There's more to Easter than eggs and rabbits!
All of us have come to accept or at least acknowledge the time of year called Easter, but it's not what you think.
A bit of background that you may already know; Good Friday is the day that Jesus was crucified, nailed to a cross and died, just outside Jerusalem in Israel.
After Jesus died, he was taken down and buried in a tomb, which was in the side of a rock face, with a circular rock rolled in front of the entrance as a door. This is where the symbolism of Easter Eggs came from. Pagans viewed them as a symbol for fertility and Catholics adopted them as representing the stone that was rolled away form the tomb entrance.
On the third day, Jesus rose from the dead and this day is now called Easter Sunday.
For a full explanation about God's ultimate plan that required Jesus to accept death on a Cross, please click here - The Big Picture.

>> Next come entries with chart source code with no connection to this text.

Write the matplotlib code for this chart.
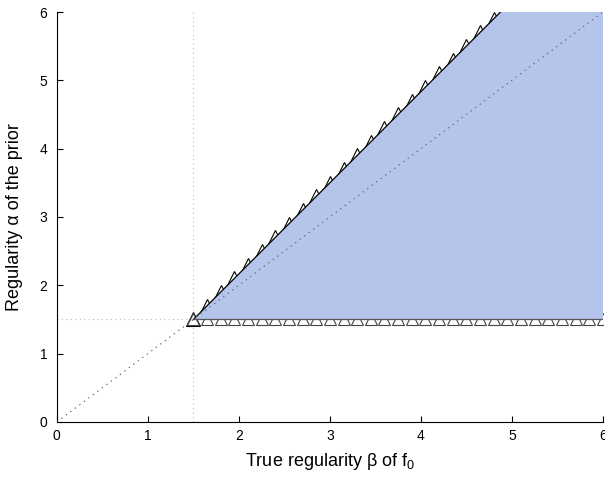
import numpy as np
import matplotlib
matplotlib.use("Agg")
import matplotlib.pyplot as plt
from matplotlib.patches import Polygon

plt.rcParams['font.family'] = ['Liberation Sans', 'DejaVu Sans']

# boundary of the region: alpha = beta_min on the bottom, alpha = 4*beta/3 - 1/2 on top
beta_min = 1.5
top_slope = 4 / 3
top_offset = -0.5
beta_marks = np.arange(1.5, 6.3, 0.15)
fill_color = '#b4c4ea'

fig = plt.figure(figsize=(6.05, 4.8), dpi=100)
ax = fig.add_axes([0.094, 0.121, 0.9025, 0.854])

# reference lines
ax.plot([beta_min, beta_min], [0, 6], ls=(0, (1, 3)), color='#bbbbbb', lw=0.8, zorder=1)
ax.plot([0, 6], [beta_min, beta_min], ls=(0, (1, 3)), color='#bbbbbb', lw=0.8, zorder=1)
ax.plot([0, 6], [0, 6], ls=(0, (1, 3.5)), color='#666666', lw=0.9, zorder=5)

# markers along both edges (half hidden under the region)
top_beta = beta_marks[top_slope * beta_marks + top_offset <= 6.05]
ax.plot(top_beta, top_slope * top_beta + top_offset, ls='none', marker='^',
        ms=10.5, mfc='white', mec='black', mew=0.8, zorder=2)
ax.plot(beta_marks, np.full_like(beta_marks, beta_min), ls='none', marker='^',
        ms=8, mfc='white', mec='#444444', mew=0.8, zorder=2)

# the region
beta_top = (6 - top_offset) / top_slope
poly = Polygon([[beta_min, beta_min], [beta_top, 6], [6.5, 6], [6.5, beta_min]],
               closed=True, facecolor=fill_color, edgecolor='none', zorder=3)
ax.add_patch(poly)
ax.plot([beta_min, beta_top], [beta_min, 6], color='black', lw=0.9, zorder=4)
ax.plot([beta_min, 6], [beta_min, beta_min], color='#555555', lw=0.9, zorder=4)

ax.set_xlim(0, 6)
ax.set_ylim(0, 6)
ax.set_xticks(range(7))
ax.set_yticks(range(7))
ax.spines['top'].set_visible(False)
ax.spines['right'].set_visible(False)
ax.tick_params(direction='in', length=4, labelsize=10, width=0.8)
ax.tick_params(axis='y', pad=7)
ax.tick_params(axis='x', pad=5)
ax.set_xlabel('True regularity β of f$_{\\mathregular{0}}$', fontsize=13, labelpad=6)
ax.set_ylabel('Regularity α of the prior', fontsize=13, labelpad=12)

fig.savefig('out.png', dpi=100)
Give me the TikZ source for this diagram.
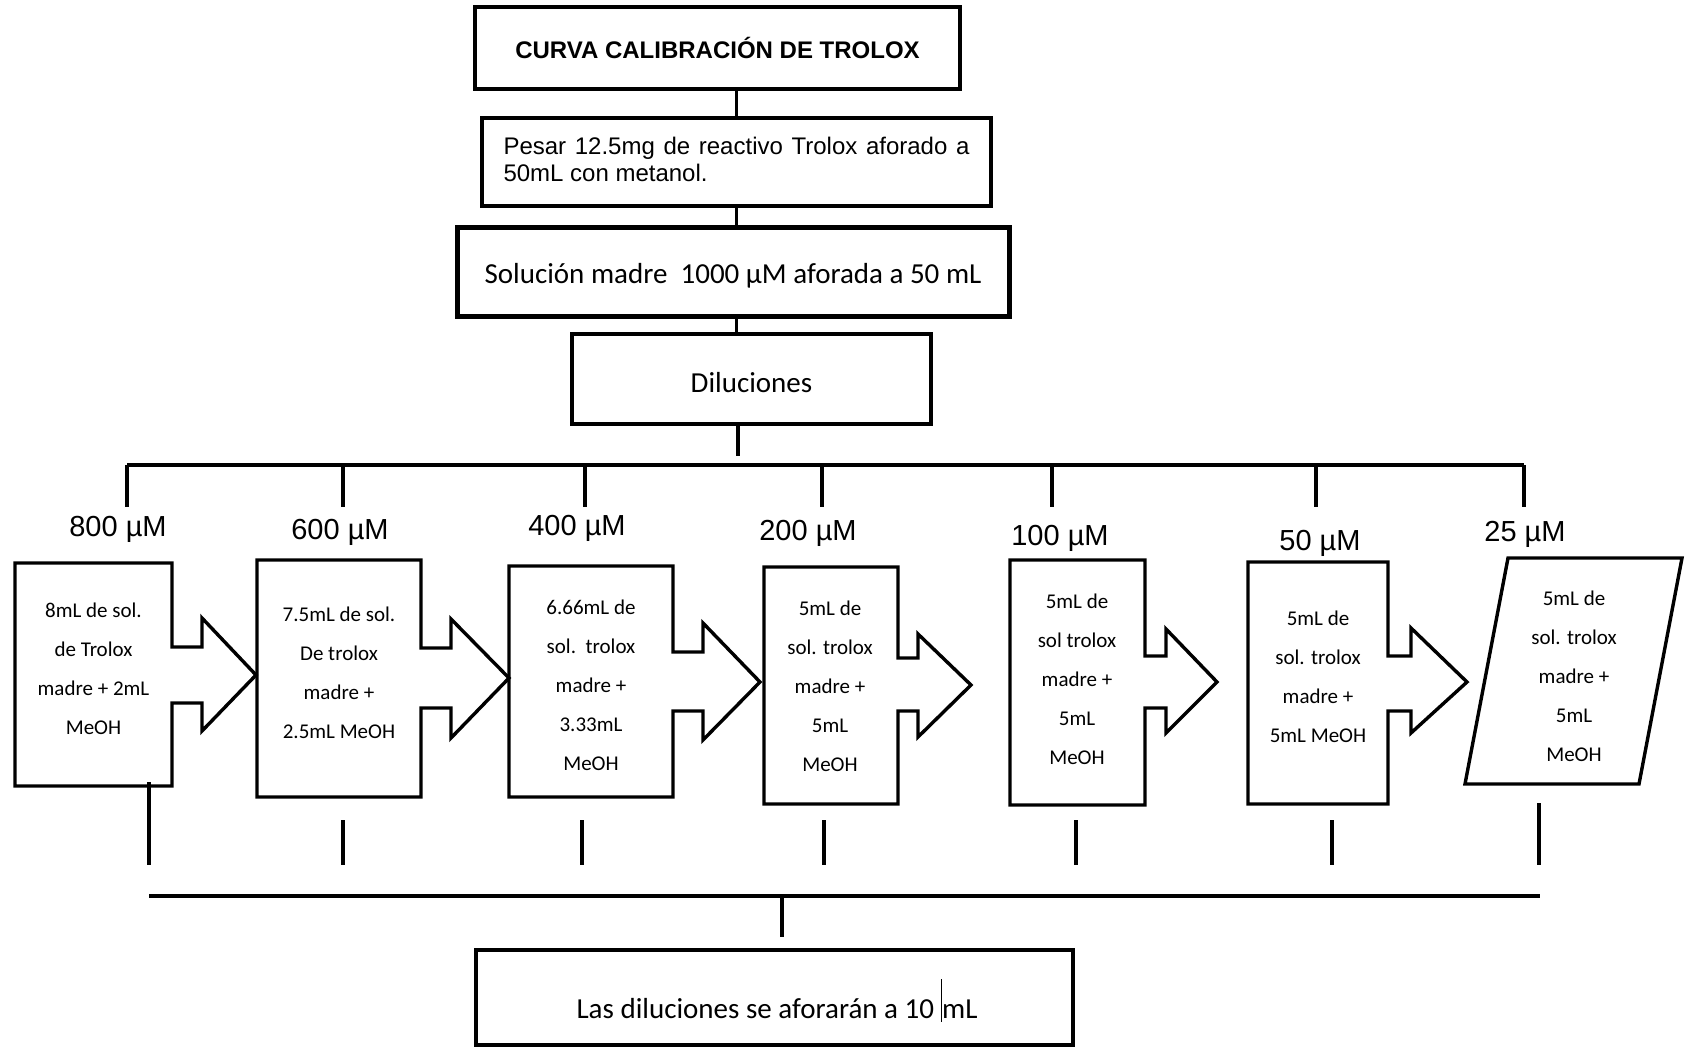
\documentclass[tikz,border=0pt]{standalone}
\usepackage{fontspec}
\setmainfont{Carlito}
\newfontfamily\arialfont{Liberation Sans}
\begin{document}
\begin{tikzpicture}[x=1pt,y=-1pt,
  boxline/.style={line width=3.4pt,line join=miter},
  conn/.style={line width=3.2pt},
  stepbox/.style={draw,boxline,inner sep=0pt},
  dtext/.style={align=center,inner sep=0pt,font=\fontsize{21}{39}\selectfont},
  conc/.style={inner sep=0pt,font=\arialfont\fontsize{29}{34}\selectfont}]
\useasboundingbox[fill=white] (0,0) rectangle (1689,1047);

% ---- upper chain of steps ----
\node[stepbox,minimum width=485pt,minimum height=82pt] (title) at (717.5,48)
  {\arialfont\bfseries\fontsize{24}{28}\selectfont CURVA CALIBRACIÓN DE TROLOX};
\node[stepbox,minimum width=509pt,minimum height=88pt] (weigh) at (736.5,162) {};
\node[inner sep=0pt] (weightext) at (736.5,159)
  {\parbox{466pt}{\arialfont\fontsize{24}{27}\selectfont\parindent=0pt
   Pesar 12.5mg de reactivo Trolox aforado a 50mL con metanol.}};
\node[stepbox,line width=5pt,minimum width=552pt,minimum height=89pt] (stock) at (733,271.5) {};
\node[inner sep=0pt,font=\fontsize{29}{34}\selectfont] (stocktext) at (733,275.5)
  {Solución madre\ \ 1000 µM aforada a 50 mL};
\node[stepbox,line width=4pt,minimum width=359pt,minimum height=90pt] (dil) at (751.5,379) {};
\node[inner sep=0pt,font=\fontsize{29}{34}\selectfont] (diltext) at (751.5,382.5) {Diluciones};

\draw[conn] (weigh.north) -- (weigh.north |- title.south);
\draw[conn] (weigh.south) -- (weigh.south |- stock.north);
\draw[conn] (weigh.south |- stock.south) -- (weigh.south |- dil.north);
\coordinate (dilend) at (738,456);
\draw[conn] (dilend |- dil.south) -- (dilend);

% ---- distribution bar ----
\coordinate (busL) at (127,465);
\coordinate (busR) at (1524,465);
\draw[conn] (busL) -- (busR);
\foreach \x [count=\i] in {127,343,585,822,1052,1316,1524}{
  \coordinate (drop\i) at (\x,507);
  \draw[conn] (drop\i |- busL) -- (drop\i);
}

% ---- concentration labels ----
\node[conc] (c1) at (118,529) {800 µM};
\node[conc] (c2) at (340,532) {600 µM};
\node[conc] (c3) at (577,528) {400 µM};
\node[conc] (c4) at (808,533) {200 µM};
\node[conc] (c5) at (1060,538) {100 µM};
\node[conc] (c6) at (1320,543) {50 µM};
\node[conc] (c7) at (1525,534) {25 µM};

% ---- dilution boxes with block arrows ----
\draw[boxline] (15,563) -- (172,563) -- (172,647) -- (202,647) -- (202,618) -- (256,675)
  -- (202,731) -- (202,703) -- (172,703) -- (172,786) -- (15,786) -- cycle;
\draw[boxline] (257,560) -- (421,560) -- (421,648) -- (451,648) -- (451,619) -- (509,678)
  -- (451,738) -- (451,708) -- (421,708) -- (421,797) -- (257,797) -- cycle;
\draw[boxline] (509,566) -- (673,566) -- (673,652) -- (703,652) -- (703,623) -- (760,682)
  -- (703,740) -- (703,711) -- (673,711) -- (673,797) -- (509,797) -- cycle;
\draw[boxline] (764,567) -- (898,567) -- (898,658) -- (918,658) -- (918,634) -- (971,685)
  -- (918,737) -- (918,711) -- (898,711) -- (898,804) -- (764,804) -- cycle;
\draw[boxline] (1010,560) -- (1145,560) -- (1145,656) -- (1166,656) -- (1166,629) -- (1217,682)
  -- (1166,733) -- (1166,708) -- (1145,708) -- (1145,805) -- (1010,805) -- cycle;
\draw[boxline] (1248,562) -- (1388,562) -- (1388,656) -- (1411,656) -- (1411,628) -- (1467,682)
  -- (1411,733) -- (1411,711) -- (1388,711) -- (1388,804) -- (1248,804) -- cycle;
\draw[boxline] (1508,558) -- (1682,558) -- (1639,784) -- (1465,784) -- cycle;

\node[dtext] (t1) at (93.5,669) {8mL de sol.\\de Trolox\\madre + 2mL\\MeOH};
\node[dtext] (t2) at (339,673) {7.5mL de sol.\\De trolox\\madre +\\2.5mL MeOH};
\node[dtext] (t3) at (591,685) {6.66mL de\\sol.\ \ trolox\\madre +\\3.33mL\\MeOH};
\node[dtext] (t4) at (830,686) {5mL de\\sol. trolox\\madre +\\5mL\\MeOH};
\node[dtext] (t5) at (1077,679) {5mL de\\sol trolox\\madre +\\5mL\\MeOH};
\node[dtext] (t6) at (1318,677) {5mL de\\sol. trolox\\madre +\\5mL MeOH};
\node[dtext] (t7) at (1574,676) {5mL de\\sol. trolox\\madre +\\5mL\\MeOH};

% ---- collecting bar ----
\foreach \x/\top [count=\i] in {149/782,343/820,582/820,824/820,1076/820,1332/820,1539/803}{
  \coordinate (up\i) at (\x,\top);
  \draw[conn] (up\i) -- (\x,865);
}
\coordinate (lowL) at (149,896);
\coordinate (lowR) at (1540,896);
\draw[conn] (lowL) -- (lowR);

\node[stepbox,minimum width=597pt,minimum height=95pt] (final) at (774.5,997.5) {};
\node[inner sep=0pt,font=\fontsize{29}{34}\selectfont] (finaltext) at (777,1000)
  {Las diluciones se aforarán a 10 \rule[-3pt]{1.4pt}{43pt}mL};
\coordinate (lowtap) at (782,896);
\coordinate (lowdrop) at (782,937);
\draw[conn] (lowtap) -- (lowdrop);
\end{tikzpicture}
\end{document}
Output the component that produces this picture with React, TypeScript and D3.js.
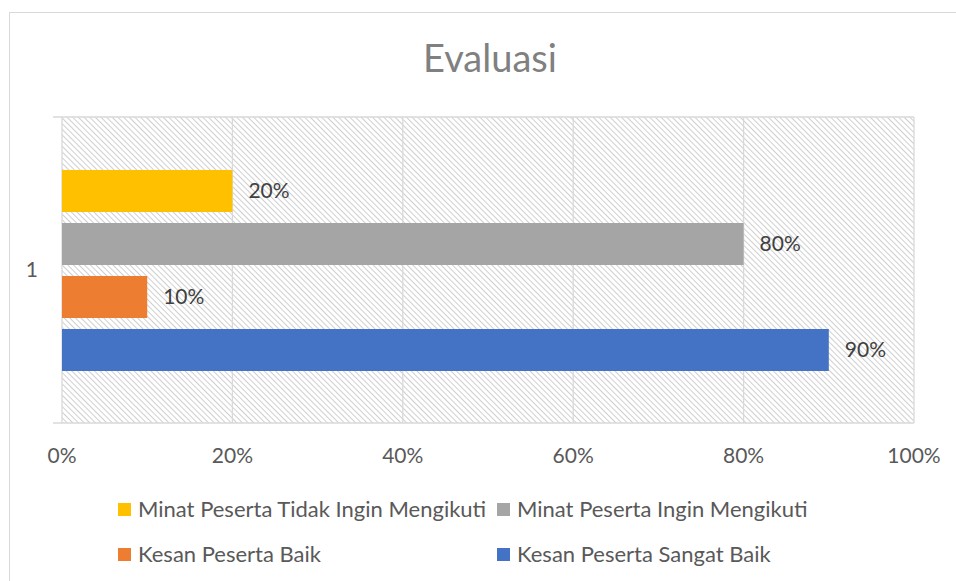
import React from "react";
import * as d3 from "d3";

const categories = ["1"];
const seriesNames = [
  "Minat Peserta Tidak Ingin Mengikuti",
  "Minat Peserta Ingin Mengikuti",
  "Kesan Peserta Baik",
  "Kesan Peserta Sangat Baik",
];
const seriesValues = [0.2, 0.8, 0.1, 0.9];
const seriesColors = ["#FFC000", "#A5A5A5", "#ED7D31", "#4472C4"];
const xTicks = [0, 0.2, 0.4, 0.6, 0.8, 1.0];

const W = 956;
const H = 581;
const left = 62;
const right = 914;
const top = 117;
const bottom = 423;

export default function App() {
  const x = d3.scaleLinear().domain([0, 1]).range([left, right]);
  const yCat = d3.scaleBand().domain(categories).range([top, bottom]);
  const catStart = yCat(categories[0]) as number;
  const catBw = yCat.bandwidth();
  const ySer = d3
    .scaleBand()
    .domain(seriesNames)
    .range([catStart + 47.5, catStart + catBw - 46.5])
    .paddingInner(0.2075)
    .paddingOuter(0.10375);
  const fmt = d3.format(".0%");
  const font = "Lato, 'Open Sans', sans-serif";

  const legendItems = [
    { i: 0, x: 118, y: 509 },
    { i: 1, x: 497, y: 509 },
    { i: 2, x: 118, y: 554 },
    { i: 3, x: 497, y: 554 },
  ];

  return (
    <svg
      width={W}
      height={H}
      style={{ position: "absolute", left: 0, top: 0, background: "#fff" }}
      fontFamily={font}
    >
      <defs>
        <pattern
          id="hatch"
          width={4}
          height={4}
          patternUnits="userSpaceOnUse"
          patternTransform="rotate(-45)"
        >
          <rect width={4} height={4} fill="#ffffff" />
          <line x1={0.5} y1={0} x2={0.5} y2={4} stroke="#cfcfcf" strokeWidth={1} />
        </pattern>
      </defs>
      <rect x={9.5} y={12.5} width={1200} height={1200} fill="#fff" stroke="#d9d9d9" />
      <text x={490} y={72} textAnchor="middle" fontSize={38} fill="#808080">
        Evaluasi
      </text>
      {/* plot area */}
      <rect x={left} y={top} width={right - left} height={bottom - top} fill="url(#hatch)" />
      {xTicks.slice(1).map((t) => (
        <line key={t} x1={x(t)} x2={x(t)} y1={top} y2={bottom} stroke="#d9d9d9" strokeWidth={1.3} />
      ))}
      <line x1={53} x2={right} y1={top} y2={top} stroke="#d9d9d9" strokeWidth={1.3} />
      <line x1={53} x2={right} y1={bottom} y2={bottom} stroke="#d9d9d9" strokeWidth={1.3} />
      <line x1={left} x2={left} y1={top} y2={bottom} stroke="#d9d9d9" strokeWidth={1.3} />
      {/* bars */}
      {seriesNames.map((s, i) => {
        const y0 = ySer(s) as number;
        const bh = ySer.bandwidth();
        return (
          <g key={s}>
            <rect x={x(0)} y={y0} width={x(seriesValues[i]) - x(0)} height={bh} fill={seriesColors[i]} />
            <text
              x={x(seriesValues[i]) + 16}
              y={y0 + bh / 2}
              dy="0.35em"
              fontSize={21}
              fill="#404040"
            >
              {fmt(seriesValues[i])}
            </text>
          </g>
        );
      })}
      {/* category label */}
      {categories.map((c) => (
        <text
          key={c}
          x={38}
          y={(yCat(c) as number) + catBw / 2}
          dy="0.35em"
          textAnchor="end"
          fontSize={21}
          fill="#595959"
        >
          {c}
        </text>
      ))}
      {/* x ticks */}
      {xTicks.map((t) => (
        <text key={t} x={x(t)} y={463} textAnchor="middle" fontSize={21} fill="#595959">
          {fmt(t)}
        </text>
      ))}
      {/* legend */}
      {legendItems.map((l) => (
        <g key={l.i}>
          <rect x={l.x} y={l.y - 6} width={13} height={13} fill={seriesColors[l.i]} />
          <text x={l.x + 20} y={l.y} dy="0.35em" fontSize={22} fill="#595959">
            {seriesNames[l.i]}
          </text>
        </g>
      ))}
    </svg>
  );
}
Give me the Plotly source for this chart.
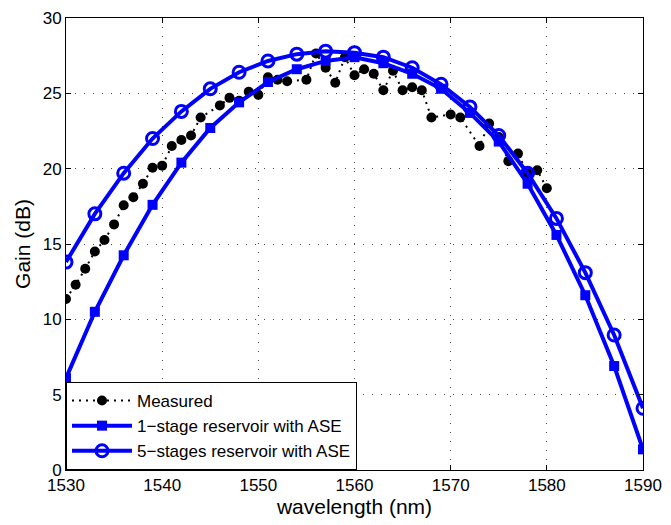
import plotly.graph_objects as go

# Measured gain
meas_x = [1530, 1531, 1532, 1533, 1534, 1535, 1536, 1537, 1538, 1539, 1540, 1541, 1542, 1543, 1544,
          1546, 1547, 1548, 1549, 1550, 1551, 1552, 1553, 1555, 1556, 1557, 1558, 1559, 1560, 1561,
          1562, 1563, 1564, 1565, 1566, 1567, 1568, 1570, 1571, 1573, 1574, 1575, 1576, 1577, 1578,
          1579, 1580]
meas_y = [11.35, 12.3, 13.36, 14.5, 15.27, 16.3, 17.57, 18.1, 19.0, 20.06, 20.2, 21.5, 21.9, 22.2, 23.4,
          24.2, 24.7, 24.5, 25.1, 24.9, 26.07, 25.9, 25.8, 25.9, 27.65, 26.7, 25.7, 27.4, 26.2, 26.6,
          26.3, 25.2, 26.5, 25.2, 25.4, 25.2, 23.4, 23.6, 23.4, 21.5, 23.0, 22.1, 20.5, 21.0, 19.7,
          19.9, 18.7]

# Model wavelengths (every 3 nm)
model_x = [1530, 1533, 1536, 1539, 1542, 1545, 1548, 1551, 1554, 1557, 1560, 1563, 1566, 1569,
           1572, 1575, 1578, 1581, 1584, 1587, 1590]
stage1_y = [6.1, 10.5, 14.25, 17.6, 20.4, 22.7, 24.4, 25.75, 26.6, 27.15, 27.4, 27.0, 26.3, 25.3,
            23.7, 21.8, 19.0, 15.6, 11.6, 6.9, 1.37]
stage5_y = [13.8, 17.0, 19.7, 22.0, 23.8, 25.3, 26.4, 27.15, 27.6, 27.8, 27.7, 27.4, 26.7, 25.6,
            24.1, 22.2, 19.7, 16.7, 13.1, 8.96, 4.1]

x_ticks = [1530, 1540, 1550, 1560, 1570, 1580, 1590]
y_ticks = [0, 5, 10, 15, 20, 25, 30]

BLUE = "#0000ff"
FONT = "Liberation Sans, Arial, sans-serif"

fig = go.Figure()
fig.add_trace(go.Scatter(
    x=meas_x, y=meas_y, name="Measured", mode="lines+markers",
    line=dict(color="black", width=2, dash="2px,5px"),
    marker=dict(symbol="circle", size=10, color="black"),
))
fig.add_trace(go.Scatter(
    x=model_x, y=stage1_y, name="1\u2212stage reservoir with ASE", mode="lines+markers",
    line=dict(color=BLUE, width=4),
    marker=dict(symbol="square", size=10, color=BLUE),
))
fig.add_trace(go.Scatter(
    x=model_x, y=stage5_y, name="5\u2212stages reservoir with ASE", mode="lines+markers",
    line=dict(color=BLUE, width=4),
    marker=dict(symbol="circle-open", size=12, color=BLUE, line=dict(width=3, color=BLUE)),
))

axis_common = dict(
    showline=True, linecolor="black", linewidth=1, mirror="ticks",
    ticks="inside", ticklen=5, tickcolor="black",
    showgrid=True, gridcolor="#444444", gridwidth=1, griddash="1px,8px",
    zeroline=False, tickfont=dict(size=17, color="black", family=FONT),
)

fig.update_xaxes(range=[1530, 1590], tickvals=x_ticks,
                 title=dict(text="wavelength (nm)", font=dict(size=21, color="black", family=FONT), standoff=0),
                 **axis_common)
fig.update_yaxes(range=[0, 30], tickvals=y_ticks,
                 title=dict(text="Gain (dB)", font=dict(size=21, color="black", family=FONT), standoff=6),
                 **axis_common)

fig.update_layout(
    width=671, height=525,
    margin=dict(l=66, r=21, t=9, b=55),
    paper_bgcolor="white", plot_bgcolor="white",
    font=dict(family=FONT, color="black"),
    legend=dict(x=0, y=0, xanchor="left", yanchor="bottom",
                bgcolor="white", bordercolor="black", borderwidth=1,
                font=dict(size=17, color="black", family=FONT),
                itemwidth=60, tracegroupgap=0),
    showlegend=True,
)

fig.write_html("out.html")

It is believed that the name Good Friday originated as 'Great Friday' and the Catholic church adopted the name 'Good Friday in about the 6th or 7th century.
However, the origins of the name "Easter" are important! Back in the day, back to Babylon and Nebuchadnezzar, the spring equinox festival was called Easter (KJV Acts 12:4) was the time when pagans worshiped the goddess Ishtar, who was the goddess of love, war, fertility and sexuality.
There are many such adoptions by the Catholic church, now seen as religious Christian traditions, which were in fact pagan rituals merged in to the Catholic religion to appease the masses. These adoptions began around 400ce when the first Bishop of Damascus became the first Pope of Rome.
Even the lead up to Easter, the period called Lent, is not in the Bible and is another activity adopted from Babylonian paganism by the Catholic religion.
As you can see, there is a lot going on that many people take as read as being correct but in fact is not 'real' Christianity but adopted pagan rituals and symbolism.
So next 'Good Friday' bank holiday, try and remember that it's not Easter Sunday for Christians, but rather, it should be called Resurrection Sunday.
I believe it is essential to share the accurate back-story of the Bible, so that we can understand how significant it is and why there has been a concerted effort to eradicate the genuine belief and power that comes from being a Christian.